Cuando entran en danza los derechos humanos, las discusiones son inevitables y los análisis serenos parecen imposibles. ¿Alguien quiere ser considerado como un enemigo de la humanidad? ¿Alguien piensa que no hay que defender la salud de las mujeres o proteger a los niños? Hasta ahora, sólo algunos estudiosos perspicaces se han atrevido a romper la superficie de la convicción general y genérica para sondear el subsuelo y descubrir por fin verdades desconocidas, ocultas o simplemente ignoradas.
Por ejemplo, en muchos programas de agencias internacionales, el concepto de salud de la mujer «contiene» el control de la natalidad, que a su vez prevé la interrupción del embarazo. Por supuesto, no se trata sólo de esto, pues muchas de las acciones previstas son muy serias, pero también esto hay que tenerlo en cuenta. Pero todos estos aspectos se entrelazan, de modo que resulta casi imposible separar unos de otros, como bien saben los que trabajan en los grandes organismos mundiales.

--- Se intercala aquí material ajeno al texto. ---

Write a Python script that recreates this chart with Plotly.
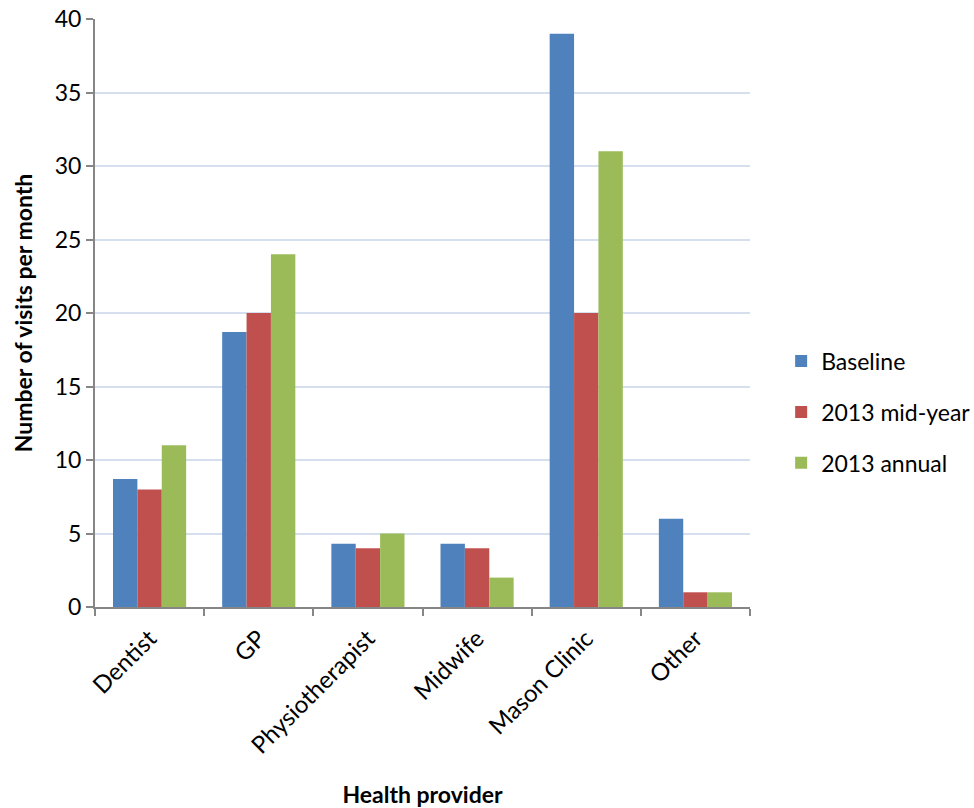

Alguien ha afirmado que todo esto ha implicado un cambio léxico: individuo sustituye a persona, varias combinaciones («unión afectiva») han ocupado el lugar de las familias, ya no se habla de sexo sino de género, y así sucesivamente. No se trata de cambios inofensivos y todos se han realizado en nombre de los derechos humanos. Un principio multiusos, que tanto vale para bombardear Libia (aunque no Siria) como para protestar contra la persecución de los cristianos en Oriente, criticar a Italia por su política con los inmigrantes ilegales… Vale para todo, seguramente para demasiado. Y así una reconocida tribuna internacional, como es el semanario británico-global The Economist, plantea una sospecha: ¿no nos estaremos volviendo locos por exceso de derechos humanos?
En su nombre, en Francia se «ignoran» las prácticas polígamas y de mutilación genital que se dan en ciertas comunidades de inmigrantes. Desde el punto de vista personal, serían un delito, pero desde el punto de vista del grupo y de su cultura, no está tan claro y por tanto la justicia se hace más confusa. En Gran Bretaña se acepta que en algunos ámbitos de la vida comunitaria islámica se juzgue según la sharía. En Canadá se ha llegado a una auténtica paradoja: los pescadores de tribus nativas pueden disfrutar de una serie de privilegios que han llevado a los pescadores «individuales» blancos a demandar al Estado no sólo por competencia desleal sino también por normativas «racistas». Empiezan a crear más problemas que ventajas debido a leyes difusas, sobre todo en Estados Unidos, donde reciben el nombre de Affirmative Action, que nacieron para tutelar a los negros y hoy se han convertido para muchos en un instrumento para conseguir privilegios, con sus programas específicos de contratación, cuotas y tratamientos preferenciales. Por no hablar del caos producido en España por el corpus legislativo en el campo «moral» impuesto por Zapatero.
Debemos empezar a mirar con preocupación el fenómeno de grupos y comunidades de todo tipo que asedian a los tribunales de justicia y a los parlamentos de todos los países occidentales, y a las sedes de los organismos mundiales para pedir, reclamar, conseguir, siempre ondeando la bandera de los derechos humanos. Es difícil resolver esta cuestión, pues ciertamente garantizar la libertad religiosa para los cristianos en ciertos países es parte fundamental de los derechos humanos, pero por lo que respecta a los sistemas occidentales, corremos el riesgo de que se desmorone el pilar que sostiene nuestra vida civil: la igualdad del individuo ante la ley. Lobbies, asociaciones y congregaciones varias exigen ser «más iguales» que el ciudadano común, y no tienen siquiera que esforzarse en argumentarlo, les basta con pronunciar las palabras mágicas.